-- START --

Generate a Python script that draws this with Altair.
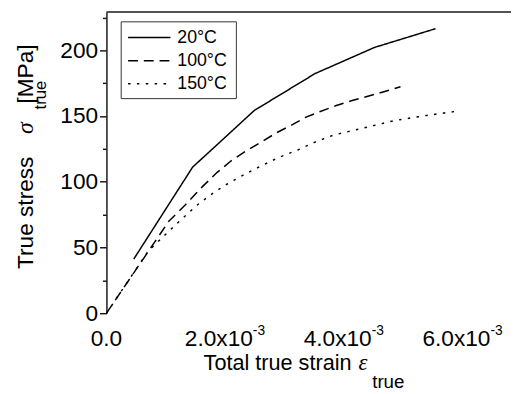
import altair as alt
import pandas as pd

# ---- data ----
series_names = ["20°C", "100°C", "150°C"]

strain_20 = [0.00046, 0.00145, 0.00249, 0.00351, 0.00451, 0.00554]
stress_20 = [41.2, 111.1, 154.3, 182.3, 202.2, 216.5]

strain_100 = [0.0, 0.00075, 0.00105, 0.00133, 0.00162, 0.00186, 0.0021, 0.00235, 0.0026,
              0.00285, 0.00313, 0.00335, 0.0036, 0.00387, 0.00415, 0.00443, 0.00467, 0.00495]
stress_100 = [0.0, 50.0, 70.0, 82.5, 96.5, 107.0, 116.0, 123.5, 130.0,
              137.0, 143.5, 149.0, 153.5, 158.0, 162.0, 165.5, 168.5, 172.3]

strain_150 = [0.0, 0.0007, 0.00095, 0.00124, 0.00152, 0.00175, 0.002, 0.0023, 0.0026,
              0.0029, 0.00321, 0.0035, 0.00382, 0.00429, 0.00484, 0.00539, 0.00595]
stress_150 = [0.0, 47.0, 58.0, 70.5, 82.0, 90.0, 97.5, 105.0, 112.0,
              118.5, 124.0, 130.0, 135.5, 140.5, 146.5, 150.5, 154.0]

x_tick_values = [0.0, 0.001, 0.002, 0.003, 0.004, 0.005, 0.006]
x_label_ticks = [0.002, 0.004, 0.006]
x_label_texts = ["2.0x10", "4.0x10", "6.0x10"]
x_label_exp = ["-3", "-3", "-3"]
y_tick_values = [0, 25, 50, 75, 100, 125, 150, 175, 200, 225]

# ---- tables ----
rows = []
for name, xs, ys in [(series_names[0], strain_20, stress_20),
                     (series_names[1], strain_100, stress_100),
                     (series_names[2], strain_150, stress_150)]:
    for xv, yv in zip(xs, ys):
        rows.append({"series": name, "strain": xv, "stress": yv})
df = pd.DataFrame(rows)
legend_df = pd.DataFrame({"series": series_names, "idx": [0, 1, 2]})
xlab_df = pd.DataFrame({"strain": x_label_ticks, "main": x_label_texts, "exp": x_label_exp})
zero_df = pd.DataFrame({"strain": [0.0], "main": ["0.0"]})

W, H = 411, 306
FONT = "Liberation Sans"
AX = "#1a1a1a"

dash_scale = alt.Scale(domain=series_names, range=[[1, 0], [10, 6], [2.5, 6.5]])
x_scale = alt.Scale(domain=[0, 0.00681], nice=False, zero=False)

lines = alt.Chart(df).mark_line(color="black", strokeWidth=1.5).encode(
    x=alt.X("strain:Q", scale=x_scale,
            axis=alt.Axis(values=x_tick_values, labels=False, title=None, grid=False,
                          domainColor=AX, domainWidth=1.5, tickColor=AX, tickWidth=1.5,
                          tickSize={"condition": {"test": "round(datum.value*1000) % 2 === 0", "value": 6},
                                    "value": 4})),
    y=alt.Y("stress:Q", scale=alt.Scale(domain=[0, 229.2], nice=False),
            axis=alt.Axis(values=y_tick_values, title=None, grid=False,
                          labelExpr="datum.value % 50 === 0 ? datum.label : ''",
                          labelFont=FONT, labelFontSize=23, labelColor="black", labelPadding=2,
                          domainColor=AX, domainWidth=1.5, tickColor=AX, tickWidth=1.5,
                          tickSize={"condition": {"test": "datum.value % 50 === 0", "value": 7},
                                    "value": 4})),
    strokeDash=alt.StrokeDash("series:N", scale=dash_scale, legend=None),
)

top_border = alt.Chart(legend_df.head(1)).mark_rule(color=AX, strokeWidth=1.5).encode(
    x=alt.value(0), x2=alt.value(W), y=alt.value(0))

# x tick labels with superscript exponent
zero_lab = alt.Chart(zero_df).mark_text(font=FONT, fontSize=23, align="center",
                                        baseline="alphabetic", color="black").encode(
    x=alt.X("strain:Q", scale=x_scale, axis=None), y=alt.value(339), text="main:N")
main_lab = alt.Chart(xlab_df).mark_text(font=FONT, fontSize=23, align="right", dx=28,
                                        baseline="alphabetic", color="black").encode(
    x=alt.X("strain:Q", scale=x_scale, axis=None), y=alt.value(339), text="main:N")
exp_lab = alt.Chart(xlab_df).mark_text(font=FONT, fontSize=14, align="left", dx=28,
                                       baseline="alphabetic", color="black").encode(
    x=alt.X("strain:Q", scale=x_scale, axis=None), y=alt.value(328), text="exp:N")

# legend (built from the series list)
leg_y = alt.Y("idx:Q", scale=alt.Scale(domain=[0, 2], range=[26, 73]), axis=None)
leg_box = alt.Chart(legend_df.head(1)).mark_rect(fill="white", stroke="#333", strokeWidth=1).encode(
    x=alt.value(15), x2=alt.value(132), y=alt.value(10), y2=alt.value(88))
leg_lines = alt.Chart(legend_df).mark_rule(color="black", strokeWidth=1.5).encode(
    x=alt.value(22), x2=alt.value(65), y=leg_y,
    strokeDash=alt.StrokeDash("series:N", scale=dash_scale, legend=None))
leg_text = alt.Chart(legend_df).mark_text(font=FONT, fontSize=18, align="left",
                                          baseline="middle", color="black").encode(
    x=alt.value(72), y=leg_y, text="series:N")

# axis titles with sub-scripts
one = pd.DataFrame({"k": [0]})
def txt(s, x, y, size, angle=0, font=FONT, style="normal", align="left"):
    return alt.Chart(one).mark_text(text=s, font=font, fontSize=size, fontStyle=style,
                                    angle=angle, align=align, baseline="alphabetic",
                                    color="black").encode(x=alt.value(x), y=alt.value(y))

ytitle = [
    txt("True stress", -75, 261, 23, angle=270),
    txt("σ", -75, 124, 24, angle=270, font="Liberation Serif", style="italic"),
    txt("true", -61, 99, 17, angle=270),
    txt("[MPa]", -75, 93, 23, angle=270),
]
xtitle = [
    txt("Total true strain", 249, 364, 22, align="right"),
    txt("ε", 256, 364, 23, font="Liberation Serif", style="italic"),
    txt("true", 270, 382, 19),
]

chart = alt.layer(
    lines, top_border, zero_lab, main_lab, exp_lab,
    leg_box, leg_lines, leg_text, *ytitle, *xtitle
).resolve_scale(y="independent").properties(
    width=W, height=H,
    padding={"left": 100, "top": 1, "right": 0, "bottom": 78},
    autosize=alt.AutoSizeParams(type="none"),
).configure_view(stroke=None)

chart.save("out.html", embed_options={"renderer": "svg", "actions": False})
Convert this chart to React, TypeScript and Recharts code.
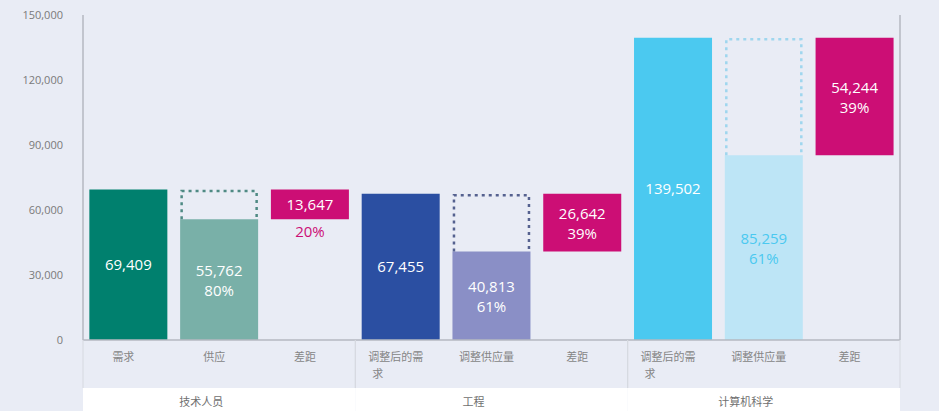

-- END --

▶ _OBJECTIVE_:
Stop after the line containing "x_scale = alt.Scale(domain=[0, 0.00681], nice=False, zero=False)": copy the records exactly from the first line up to there, leaving pictures out.

▶ _THE SOLUTION_:
Generate a Python script that draws this with Altair.
import altair as alt
import pandas as pd

# ---- data ----
series_names = ["20°C", "100°C", "150°C"]

strain_20 = [0.00046, 0.00145, 0.00249, 0.00351, 0.00451, 0.00554]
stress_20 = [41.2, 111.1, 154.3, 182.3, 202.2, 216.5]

strain_100 = [0.0, 0.00075, 0.00105, 0.00133, 0.00162, 0.00186, 0.0021, 0.00235, 0.0026,
              0.00285, 0.00313, 0.00335, 0.0036, 0.00387, 0.00415, 0.00443, 0.00467, 0.00495]
stress_100 = [0.0, 50.0, 70.0, 82.5, 96.5, 107.0, 116.0, 123.5, 130.0,
              137.0, 143.5, 149.0, 153.5, 158.0, 162.0, 165.5, 168.5, 172.3]

strain_150 = [0.0, 0.0007, 0.00095, 0.00124, 0.00152, 0.00175, 0.002, 0.0023, 0.0026,
              0.0029, 0.00321, 0.0035, 0.00382, 0.00429, 0.00484, 0.00539, 0.00595]
stress_150 = [0.0, 47.0, 58.0, 70.5, 82.0, 90.0, 97.5, 105.0, 112.0,
              118.5, 124.0, 130.0, 135.5, 140.5, 146.5, 150.5, 154.0]

x_tick_values = [0.0, 0.001, 0.002, 0.003, 0.004, 0.005, 0.006]
x_label_ticks = [0.002, 0.004, 0.006]
x_label_texts = ["2.0x10", "4.0x10", "6.0x10"]
x_label_exp = ["-3", "-3", "-3"]
y_tick_values = [0, 25, 50, 75, 100, 125, 150, 175, 200, 225]

# ---- tables ----
rows = []
for name, xs, ys in [(series_names[0], strain_20, stress_20),
                     (series_names[1], strain_100, stress_100),
                     (series_names[2], strain_150, stress_150)]:
    for xv, yv in zip(xs, ys):
        rows.append({"series": name, "strain": xv, "stress": yv})
df = pd.DataFrame(rows)
legend_df = pd.DataFrame({"series": series_names, "idx": [0, 1, 2]})
xlab_df = pd.DataFrame({"strain": x_label_ticks, "main": x_label_texts, "exp": x_label_exp})
zero_df = pd.DataFrame({"strain": [0.0], "main": ["0.0"]})

W, H = 411, 306
FONT = "Liberation Sans"
AX = "#1a1a1a"

dash_scale = alt.Scale(domain=series_names, range=[[1, 0], [10, 6], [2.5, 6.5]])
x_scale = alt.Scale(domain=[0, 0.00681], nice=False, zero=False)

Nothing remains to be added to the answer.